## Start Data for this exercise
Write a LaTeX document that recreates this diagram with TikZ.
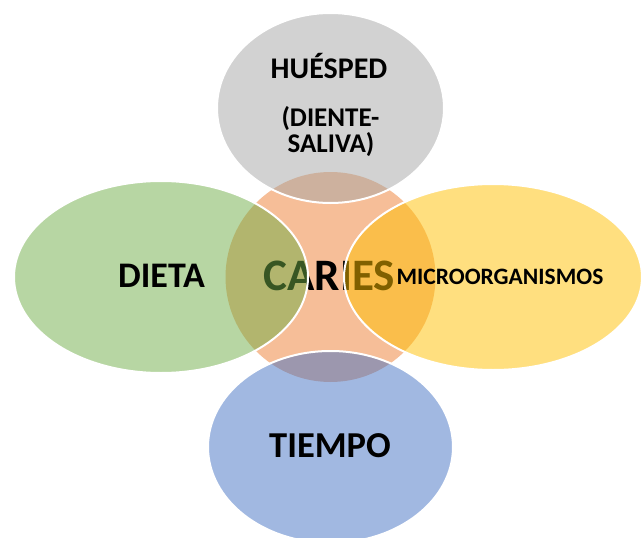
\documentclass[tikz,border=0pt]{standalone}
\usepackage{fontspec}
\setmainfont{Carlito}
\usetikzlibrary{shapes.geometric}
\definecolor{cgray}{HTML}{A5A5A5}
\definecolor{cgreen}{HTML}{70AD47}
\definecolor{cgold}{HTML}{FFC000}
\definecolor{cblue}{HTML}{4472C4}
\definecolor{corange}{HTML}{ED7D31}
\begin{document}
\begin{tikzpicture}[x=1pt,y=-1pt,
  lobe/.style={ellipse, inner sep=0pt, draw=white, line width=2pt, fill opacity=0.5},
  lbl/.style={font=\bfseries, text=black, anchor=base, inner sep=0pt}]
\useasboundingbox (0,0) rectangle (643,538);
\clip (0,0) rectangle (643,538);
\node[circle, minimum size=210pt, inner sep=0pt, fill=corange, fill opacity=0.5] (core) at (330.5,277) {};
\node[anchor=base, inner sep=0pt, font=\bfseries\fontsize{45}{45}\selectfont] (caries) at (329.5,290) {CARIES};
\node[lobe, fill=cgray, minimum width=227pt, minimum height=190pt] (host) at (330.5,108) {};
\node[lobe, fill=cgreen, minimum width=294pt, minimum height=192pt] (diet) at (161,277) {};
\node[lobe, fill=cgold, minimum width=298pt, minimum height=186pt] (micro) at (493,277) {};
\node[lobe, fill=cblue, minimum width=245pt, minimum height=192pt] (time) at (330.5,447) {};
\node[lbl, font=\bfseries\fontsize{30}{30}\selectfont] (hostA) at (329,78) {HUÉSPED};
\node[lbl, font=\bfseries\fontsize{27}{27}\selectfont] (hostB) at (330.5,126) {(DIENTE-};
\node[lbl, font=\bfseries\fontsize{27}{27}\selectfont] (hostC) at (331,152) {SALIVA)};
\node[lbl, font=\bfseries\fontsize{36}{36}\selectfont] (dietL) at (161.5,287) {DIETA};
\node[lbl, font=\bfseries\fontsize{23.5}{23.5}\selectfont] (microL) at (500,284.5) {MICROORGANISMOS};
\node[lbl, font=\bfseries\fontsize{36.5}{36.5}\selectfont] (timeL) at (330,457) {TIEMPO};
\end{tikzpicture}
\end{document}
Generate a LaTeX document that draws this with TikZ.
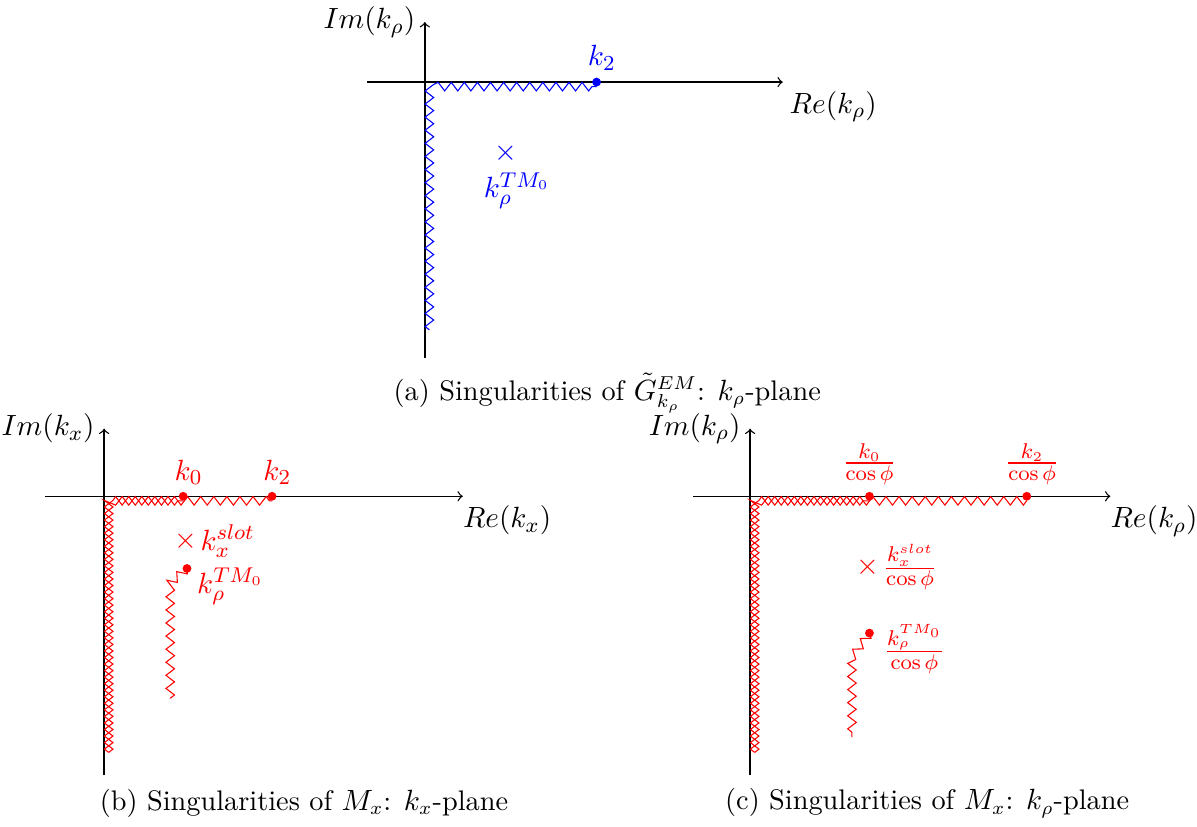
## End Data for this exercise
Requirements →
Repeat the material above word for word and skip every image in it.

Reply →
Write a LaTeX document that recreates this diagram with TikZ.
\documentclass[tikz,border=0pt]{standalone}
\usepackage{fontspec}
\setmainfont{Carlito}
\usetikzlibrary{shapes.geometric}
\definecolor{cgray}{HTML}{A5A5A5}
\definecolor{cgreen}{HTML}{70AD47}
\definecolor{cgold}{HTML}{FFC000}
\definecolor{cblue}{HTML}{4472C4}
\definecolor{corange}{HTML}{ED7D31}
\begin{document}
\begin{tikzpicture}[x=1pt,y=-1pt,
  lobe/.style={ellipse, inner sep=0pt, draw=white, line width=2pt, fill opacity=0.5},
  lbl/.style={font=\bfseries, text=black, anchor=base, inner sep=0pt}]
\useasboundingbox (0,0) rectangle (643,538);
\clip (0,0) rectangle (643,538);
\node[circle, minimum size=210pt, inner sep=0pt, fill=corange, fill opacity=0.5] (core) at (330.5,277) {};
\node[anchor=base, inner sep=0pt, font=\bfseries\fontsize{45}{45}\selectfont] (caries) at (329.5,290) {CARIES};
\node[lobe, fill=cgray, minimum width=227pt, minimum height=190pt] (host) at (330.5,108) {};
\node[lobe, fill=cgreen, minimum width=294pt, minimum height=192pt] (diet) at (161,277) {};
\node[lobe, fill=cgold, minimum width=298pt, minimum height=186pt] (micro) at (493,277) {};
\node[lobe, fill=cblue, minimum width=245pt, minimum height=192pt] (time) at (330.5,447) {};
\node[lbl, font=\bfseries\fontsize{30}{30}\selectfont] (hostA) at (329,78) {HUÉSPED};
\node[lbl, font=\bfseries\fontsize{27}{27}\selectfont] (hostB) at (330.5,126) {(DIENTE-};
\node[lbl, font=\bfseries\fontsize{27}{27}\selectfont] (hostC) at (331,152) {SALIVA)};
\node[lbl, font=\bfseries\fontsize{36}{36}\selectfont] (dietL) at (161.5,287) {DIETA};
\node[lbl, font=\bfseries\fontsize{23.5}{23.5}\selectfont] (microL) at (500,284.5) {MICROORGANISMOS};
\node[lbl, font=\bfseries\fontsize{36.5}{36.5}\selectfont] (timeL) at (330,457) {TIEMPO};
\end{tikzpicture}
\end{document}
Generate a LaTeX document that draws this with TikZ.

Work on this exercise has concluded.